JAMES v. AQUAVELLA, M.D., PC., et al., Appellants,
v.
RALPH S. VIOLA, M.D., Respondent.
No. 177 SSM 17
Court of Appeals of New York.
Decided June 7, 2011.Calihan Law, PLLC, Rochester (Robert B. Calihan of counsel), for appellants.
Chamberlain D'Amanda Oppenheimer & Greenfield, LLP, Rochester (J. Michael Wood, Michael A. Sciortino and Michael T. Harren of counsel), for respondent.
Chief Judge LIPPMAN and Judges CIPARICK, GRAFFEO, READ, SMITH, PIGOTT and JONES concur.
OPINION OF THE COURT
MEMORANDUM.
The order of the Appellate Division should be affirmed, with costs.

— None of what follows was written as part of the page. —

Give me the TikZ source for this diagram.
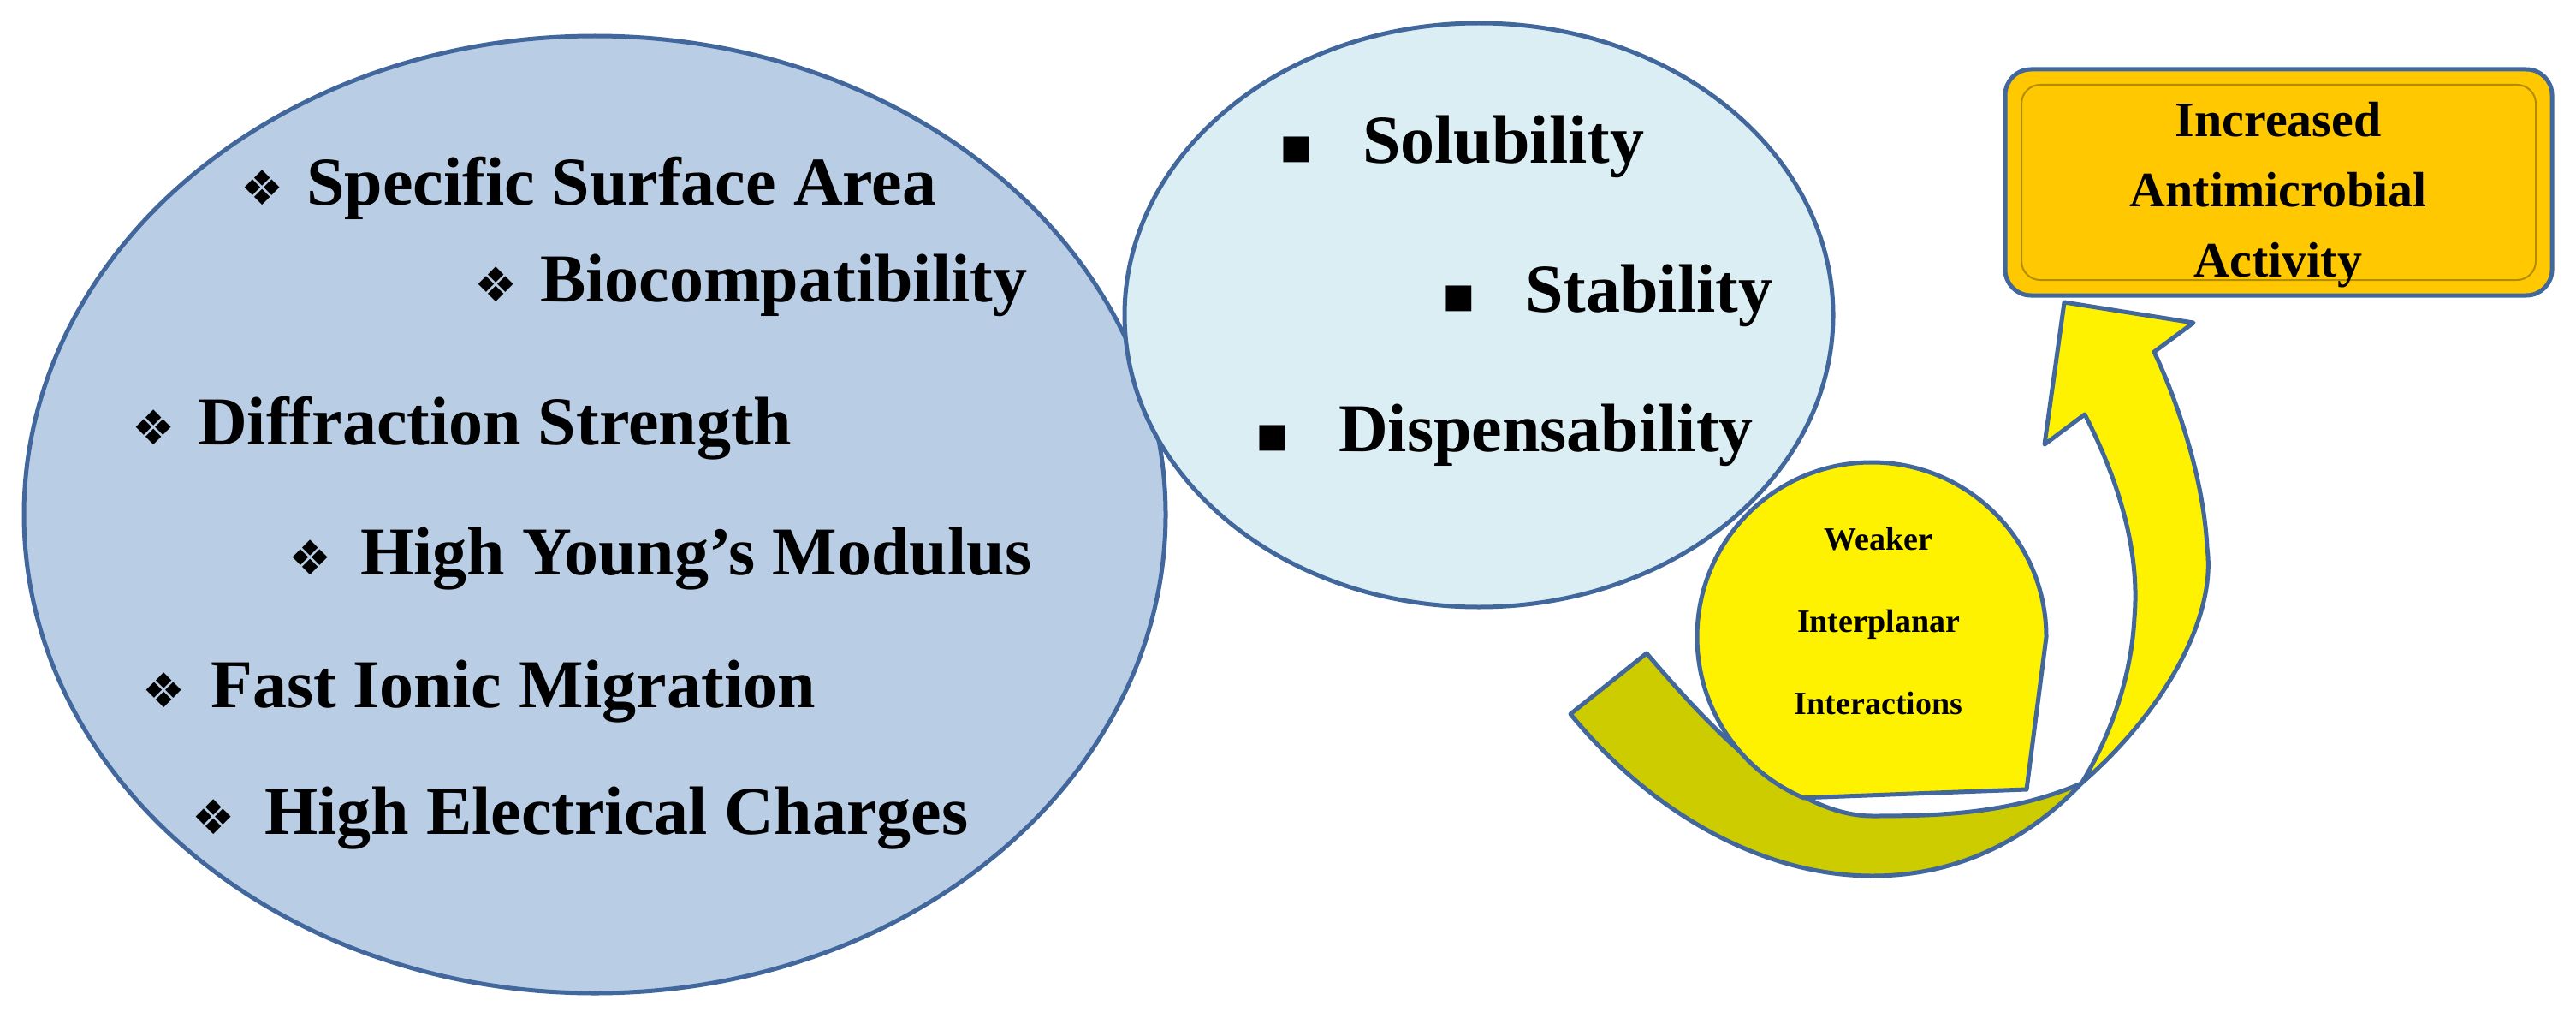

The Appellate Division correctly determined that the proffered writings failed to satisfy the statute of frauds (see General *742 Obligations Law § 5-701 [a] [1]). The writings, taken together, fail to contain all of the essential terms of the alleged agreement. Specifically, the writings make no mention of the alleged incorporation of the written agreement's noncompete clause into the subsequent oral agreement between the parties.
On review of submissions pursuant to section 500.11 of the Rules of the Court of Appeals (22 NYCRR 500.11), order affirmed, with costs in a memorandum.